Becky Ayech, an east county resident who's currently embroiled in her own land-use fight with the county as leaders contemplate a growth plan amendment that would increase residential density in Lakewood Ranch, said she feels betrayed by county officials.

In that growth plan amendment case, developers of Lakewood Ranch have argued a transitional zone is needed to bridge the gap between denser suburban development and the traditionally rural east Sarasota County where housing densities are as low as one dwelling unit per 10 acres.

She said the Siesta Key depositions of county planners show that the county ignores the comprehensive plan.

"It's a guiding document that we trust and rely on," she said. "It's amazing to me that they're turning their back on it."

In her fight, she said there's already a transitional zone between denser suburban development and the rural parts of the county, but no developer has decided to use what's already in the county's development regulations. 

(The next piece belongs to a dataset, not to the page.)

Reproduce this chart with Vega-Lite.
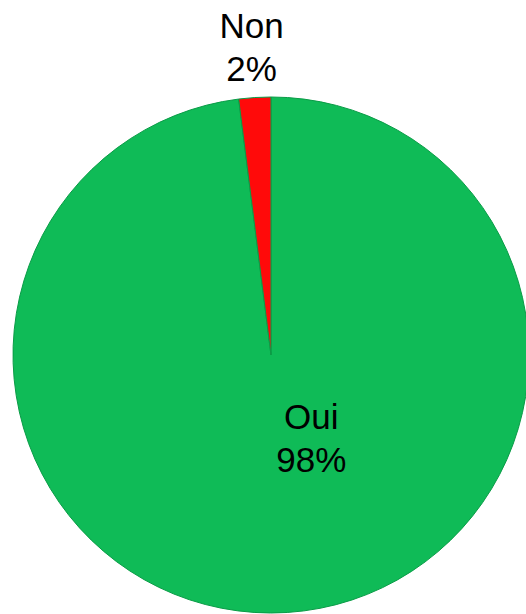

Instead, developers have sought ways around what planners, residents and elected representatives agreed to more than 20 years ago.

Tom Matrullo, a member of the good government advocacy group Citizens for Sarasota County, also linked east Sarasota County's fight to maintain the area's rural character and the fight to limit development on Siesta Key. He noted that presumed protections found in the comprehensive plan fell away as soon as developers expressed interest in building.

"One of the things that's a crime in Sarasota County is to remember the past," he said. "It seems the county likes to forget."

Requests for comment on the case made through Sarasota County's public information department did not receive a response. Sarasota County has a policy not to comment on pending litigation.

Ramirez said she's confident that she will prevail in her legal battle. She notes that she's spent a lot already on legal costs, and if she loses, she could also be forced to pay the county's costs for defending the lawsuit.

"I know that's a risk, but I'm so confident. I know we are right," she said. "... It will all be worth it if we win and save Siesta Key."